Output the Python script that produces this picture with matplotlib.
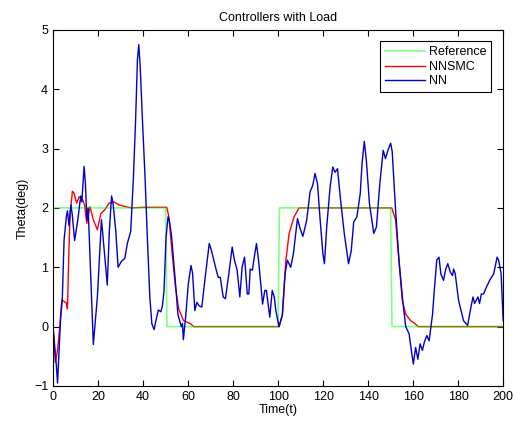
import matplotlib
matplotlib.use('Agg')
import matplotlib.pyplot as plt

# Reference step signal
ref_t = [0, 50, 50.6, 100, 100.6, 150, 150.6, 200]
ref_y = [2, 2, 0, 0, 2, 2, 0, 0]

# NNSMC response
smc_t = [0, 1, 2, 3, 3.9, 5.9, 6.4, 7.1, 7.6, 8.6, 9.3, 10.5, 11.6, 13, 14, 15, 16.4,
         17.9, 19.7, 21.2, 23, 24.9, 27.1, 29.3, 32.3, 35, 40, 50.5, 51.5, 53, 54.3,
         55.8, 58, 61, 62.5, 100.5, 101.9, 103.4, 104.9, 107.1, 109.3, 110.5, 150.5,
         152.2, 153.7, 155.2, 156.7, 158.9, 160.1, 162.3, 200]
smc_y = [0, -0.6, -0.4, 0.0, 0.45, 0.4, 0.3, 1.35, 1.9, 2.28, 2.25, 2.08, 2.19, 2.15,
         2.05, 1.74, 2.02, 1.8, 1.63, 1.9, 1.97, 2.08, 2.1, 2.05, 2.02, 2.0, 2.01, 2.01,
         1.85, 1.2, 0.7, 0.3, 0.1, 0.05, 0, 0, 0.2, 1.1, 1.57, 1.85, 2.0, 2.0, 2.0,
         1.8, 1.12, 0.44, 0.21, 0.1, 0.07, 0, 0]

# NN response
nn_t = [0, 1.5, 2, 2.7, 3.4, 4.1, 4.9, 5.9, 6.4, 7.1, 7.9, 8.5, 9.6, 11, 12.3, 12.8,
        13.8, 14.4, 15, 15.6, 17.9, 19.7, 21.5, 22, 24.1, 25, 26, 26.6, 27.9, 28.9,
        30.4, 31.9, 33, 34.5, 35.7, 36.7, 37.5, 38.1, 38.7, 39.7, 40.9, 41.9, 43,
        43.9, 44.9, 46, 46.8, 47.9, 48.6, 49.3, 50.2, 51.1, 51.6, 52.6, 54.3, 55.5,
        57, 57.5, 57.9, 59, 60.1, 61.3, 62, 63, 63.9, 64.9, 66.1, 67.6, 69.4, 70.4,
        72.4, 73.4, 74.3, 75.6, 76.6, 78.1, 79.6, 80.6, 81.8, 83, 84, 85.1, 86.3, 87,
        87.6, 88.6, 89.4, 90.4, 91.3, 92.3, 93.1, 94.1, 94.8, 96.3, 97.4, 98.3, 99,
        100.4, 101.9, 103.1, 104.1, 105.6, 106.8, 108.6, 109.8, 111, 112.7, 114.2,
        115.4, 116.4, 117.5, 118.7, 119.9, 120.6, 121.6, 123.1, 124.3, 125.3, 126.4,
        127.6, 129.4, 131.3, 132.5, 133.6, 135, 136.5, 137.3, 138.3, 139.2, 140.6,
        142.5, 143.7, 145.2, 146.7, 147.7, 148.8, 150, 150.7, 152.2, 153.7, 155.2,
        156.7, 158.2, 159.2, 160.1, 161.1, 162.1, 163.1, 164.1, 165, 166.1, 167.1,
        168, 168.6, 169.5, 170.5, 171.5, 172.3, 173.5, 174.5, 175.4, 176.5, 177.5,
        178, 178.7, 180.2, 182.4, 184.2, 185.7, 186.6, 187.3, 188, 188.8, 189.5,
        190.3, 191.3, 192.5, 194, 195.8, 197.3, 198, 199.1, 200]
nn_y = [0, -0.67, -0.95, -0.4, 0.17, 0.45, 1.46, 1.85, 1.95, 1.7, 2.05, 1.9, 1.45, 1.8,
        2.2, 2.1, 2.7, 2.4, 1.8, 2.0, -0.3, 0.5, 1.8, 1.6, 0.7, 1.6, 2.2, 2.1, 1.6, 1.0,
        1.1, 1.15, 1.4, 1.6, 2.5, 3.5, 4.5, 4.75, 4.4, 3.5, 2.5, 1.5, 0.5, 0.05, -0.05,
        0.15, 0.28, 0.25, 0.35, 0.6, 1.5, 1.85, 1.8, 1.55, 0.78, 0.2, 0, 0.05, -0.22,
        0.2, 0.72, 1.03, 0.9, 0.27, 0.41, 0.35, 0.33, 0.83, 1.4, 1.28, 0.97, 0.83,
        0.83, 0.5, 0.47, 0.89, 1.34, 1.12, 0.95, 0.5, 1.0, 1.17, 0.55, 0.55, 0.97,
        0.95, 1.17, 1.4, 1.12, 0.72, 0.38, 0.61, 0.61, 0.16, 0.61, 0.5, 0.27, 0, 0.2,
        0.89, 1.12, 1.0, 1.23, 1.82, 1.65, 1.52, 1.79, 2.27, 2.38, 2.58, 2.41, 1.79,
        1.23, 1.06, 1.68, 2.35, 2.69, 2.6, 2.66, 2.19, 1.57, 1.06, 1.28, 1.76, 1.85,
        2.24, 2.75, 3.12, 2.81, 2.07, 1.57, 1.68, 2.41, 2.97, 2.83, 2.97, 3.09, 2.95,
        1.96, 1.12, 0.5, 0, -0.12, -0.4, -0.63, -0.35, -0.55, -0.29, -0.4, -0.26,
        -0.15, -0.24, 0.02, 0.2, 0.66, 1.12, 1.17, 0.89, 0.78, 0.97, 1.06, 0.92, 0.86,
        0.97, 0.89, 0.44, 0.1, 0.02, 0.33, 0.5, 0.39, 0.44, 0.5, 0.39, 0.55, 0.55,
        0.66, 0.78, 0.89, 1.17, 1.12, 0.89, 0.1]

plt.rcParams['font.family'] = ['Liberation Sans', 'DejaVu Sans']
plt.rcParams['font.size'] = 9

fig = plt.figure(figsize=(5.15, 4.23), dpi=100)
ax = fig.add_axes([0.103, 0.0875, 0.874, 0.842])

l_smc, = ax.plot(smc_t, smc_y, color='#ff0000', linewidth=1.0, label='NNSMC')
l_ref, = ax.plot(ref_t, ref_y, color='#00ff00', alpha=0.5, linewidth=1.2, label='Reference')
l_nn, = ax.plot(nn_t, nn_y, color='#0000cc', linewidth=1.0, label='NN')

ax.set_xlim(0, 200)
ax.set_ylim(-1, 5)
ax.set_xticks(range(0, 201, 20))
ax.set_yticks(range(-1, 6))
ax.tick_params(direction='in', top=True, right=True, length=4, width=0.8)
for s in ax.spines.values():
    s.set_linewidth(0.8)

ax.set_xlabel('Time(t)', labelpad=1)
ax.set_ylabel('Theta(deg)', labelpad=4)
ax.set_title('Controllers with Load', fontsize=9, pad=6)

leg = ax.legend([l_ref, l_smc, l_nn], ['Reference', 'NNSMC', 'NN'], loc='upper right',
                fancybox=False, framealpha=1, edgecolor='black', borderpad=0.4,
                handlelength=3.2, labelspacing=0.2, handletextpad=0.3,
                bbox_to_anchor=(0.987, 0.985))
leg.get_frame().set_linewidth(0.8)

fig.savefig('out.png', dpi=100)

:: Given task ::
Transcribe each line above verbatim, with the pictures left out.

:: Reply to the exercise ::
Output the Python script that produces this picture with matplotlib.
import matplotlib
matplotlib.use('Agg')
import matplotlib.pyplot as plt

# Reference step signal
ref_t = [0, 50, 50.6, 100, 100.6, 150, 150.6, 200]
ref_y = [2, 2, 0, 0, 2, 2, 0, 0]

# NNSMC response
smc_t = [0, 1, 2, 3, 3.9, 5.9, 6.4, 7.1, 7.6, 8.6, 9.3, 10.5, 11.6, 13, 14, 15, 16.4,
         17.9, 19.7, 21.2, 23, 24.9, 27.1, 29.3, 32.3, 35, 40, 50.5, 51.5, 53, 54.3,
         55.8, 58, 61, 62.5, 100.5, 101.9, 103.4, 104.9, 107.1, 109.3, 110.5, 150.5,
         152.2, 153.7, 155.2, 156.7, 158.9, 160.1, 162.3, 200]
smc_y = [0, -0.6, -0.4, 0.0, 0.45, 0.4, 0.3, 1.35, 1.9, 2.28, 2.25, 2.08, 2.19, 2.15,
         2.05, 1.74, 2.02, 1.8, 1.63, 1.9, 1.97, 2.08, 2.1, 2.05, 2.02, 2.0, 2.01, 2.01,
         1.85, 1.2, 0.7, 0.3, 0.1, 0.05, 0, 0, 0.2, 1.1, 1.57, 1.85, 2.0, 2.0, 2.0,
         1.8, 1.12, 0.44, 0.21, 0.1, 0.07, 0, 0]

# NN response
nn_t = [0, 1.5, 2, 2.7, 3.4, 4.1, 4.9, 5.9, 6.4, 7.1, 7.9, 8.5, 9.6, 11, 12.3, 12.8,
        13.8, 14.4, 15, 15.6, 17.9, 19.7, 21.5, 22, 24.1, 25, 26, 26.6, 27.9, 28.9,
        30.4, 31.9, 33, 34.5, 35.7, 36.7, 37.5, 38.1, 38.7, 39.7, 40.9, 41.9, 43,
        43.9, 44.9, 46, 46.8, 47.9, 48.6, 49.3, 50.2, 51.1, 51.6, 52.6, 54.3, 55.5,
        57, 57.5, 57.9, 59, 60.1, 61.3, 62, 63, 63.9, 64.9, 66.1, 67.6, 69.4, 70.4,
        72.4, 73.4, 74.3, 75.6, 76.6, 78.1, 79.6, 80.6, 81.8, 83, 84, 85.1, 86.3, 87,
        87.6, 88.6, 89.4, 90.4, 91.3, 92.3, 93.1, 94.1, 94.8, 96.3, 97.4, 98.3, 99,
        100.4, 101.9, 103.1, 104.1, 105.6, 106.8, 108.6, 109.8, 111, 112.7, 114.2,
        115.4, 116.4, 117.5, 118.7, 119.9, 120.6, 121.6, 123.1, 124.3, 125.3, 126.4,
        127.6, 129.4, 131.3, 132.5, 133.6, 135, 136.5, 137.3, 138.3, 139.2, 140.6,
        142.5, 143.7, 145.2, 146.7, 147.7, 148.8, 150, 150.7, 152.2, 153.7, 155.2,
        156.7, 158.2, 159.2, 160.1, 161.1, 162.1, 163.1, 164.1, 165, 166.1, 167.1,
        168, 168.6, 169.5, 170.5, 171.5, 172.3, 173.5, 174.5, 175.4, 176.5, 177.5,
        178, 178.7, 180.2, 182.4, 184.2, 185.7, 186.6, 187.3, 188, 188.8, 189.5,
        190.3, 191.3, 192.5, 194, 195.8, 197.3, 198, 199.1, 200]
nn_y = [0, -0.67, -0.95, -0.4, 0.17, 0.45, 1.46, 1.85, 1.95, 1.7, 2.05, 1.9, 1.45, 1.8,
        2.2, 2.1, 2.7, 2.4, 1.8, 2.0, -0.3, 0.5, 1.8, 1.6, 0.7, 1.6, 2.2, 2.1, 1.6, 1.0,
        1.1, 1.15, 1.4, 1.6, 2.5, 3.5, 4.5, 4.75, 4.4, 3.5, 2.5, 1.5, 0.5, 0.05, -0.05,
        0.15, 0.28, 0.25, 0.35, 0.6, 1.5, 1.85, 1.8, 1.55, 0.78, 0.2, 0, 0.05, -0.22,
        0.2, 0.72, 1.03, 0.9, 0.27, 0.41, 0.35, 0.33, 0.83, 1.4, 1.28, 0.97, 0.83,
        0.83, 0.5, 0.47, 0.89, 1.34, 1.12, 0.95, 0.5, 1.0, 1.17, 0.55, 0.55, 0.97,
        0.95, 1.17, 1.4, 1.12, 0.72, 0.38, 0.61, 0.61, 0.16, 0.61, 0.5, 0.27, 0, 0.2,
        0.89, 1.12, 1.0, 1.23, 1.82, 1.65, 1.52, 1.79, 2.27, 2.38, 2.58, 2.41, 1.79,
        1.23, 1.06, 1.68, 2.35, 2.69, 2.6, 2.66, 2.19, 1.57, 1.06, 1.28, 1.76, 1.85,
        2.24, 2.75, 3.12, 2.81, 2.07, 1.57, 1.68, 2.41, 2.97, 2.83, 2.97, 3.09, 2.95,
        1.96, 1.12, 0.5, 0, -0.12, -0.4, -0.63, -0.35, -0.55, -0.29, -0.4, -0.26,
        -0.15, -0.24, 0.02, 0.2, 0.66, 1.12, 1.17, 0.89, 0.78, 0.97, 1.06, 0.92, 0.86,
        0.97, 0.89, 0.44, 0.1, 0.02, 0.33, 0.5, 0.39, 0.44, 0.5, 0.39, 0.55, 0.55,
        0.66, 0.78, 0.89, 1.17, 1.12, 0.89, 0.1]

plt.rcParams['font.family'] = ['Liberation Sans', 'DejaVu Sans']
plt.rcParams['font.size'] = 9

fig = plt.figure(figsize=(5.15, 4.23), dpi=100)
ax = fig.add_axes([0.103, 0.0875, 0.874, 0.842])

l_smc, = ax.plot(smc_t, smc_y, color='#ff0000', linewidth=1.0, label='NNSMC')
l_ref, = ax.plot(ref_t, ref_y, color='#00ff00', alpha=0.5, linewidth=1.2, label='Reference')
l_nn, = ax.plot(nn_t, nn_y, color='#0000cc', linewidth=1.0, label='NN')

ax.set_xlim(0, 200)
ax.set_ylim(-1, 5)
ax.set_xticks(range(0, 201, 20))
ax.set_yticks(range(-1, 6))
ax.tick_params(direction='in', top=True, right=True, length=4, width=0.8)
for s in ax.spines.values():
    s.set_linewidth(0.8)

ax.set_xlabel('Time(t)', labelpad=1)
ax.set_ylabel('Theta(deg)', labelpad=4)
ax.set_title('Controllers with Load', fontsize=9, pad=6)

leg = ax.legend([l_ref, l_smc, l_nn], ['Reference', 'NNSMC', 'NN'], loc='upper right',
                fancybox=False, framealpha=1, edgecolor='black', borderpad=0.4,
                handlelength=3.2, labelspacing=0.2, handletextpad=0.3,
                bbox_to_anchor=(0.987, 0.985))
leg.get_frame().set_linewidth(0.8)

fig.savefig('out.png', dpi=100)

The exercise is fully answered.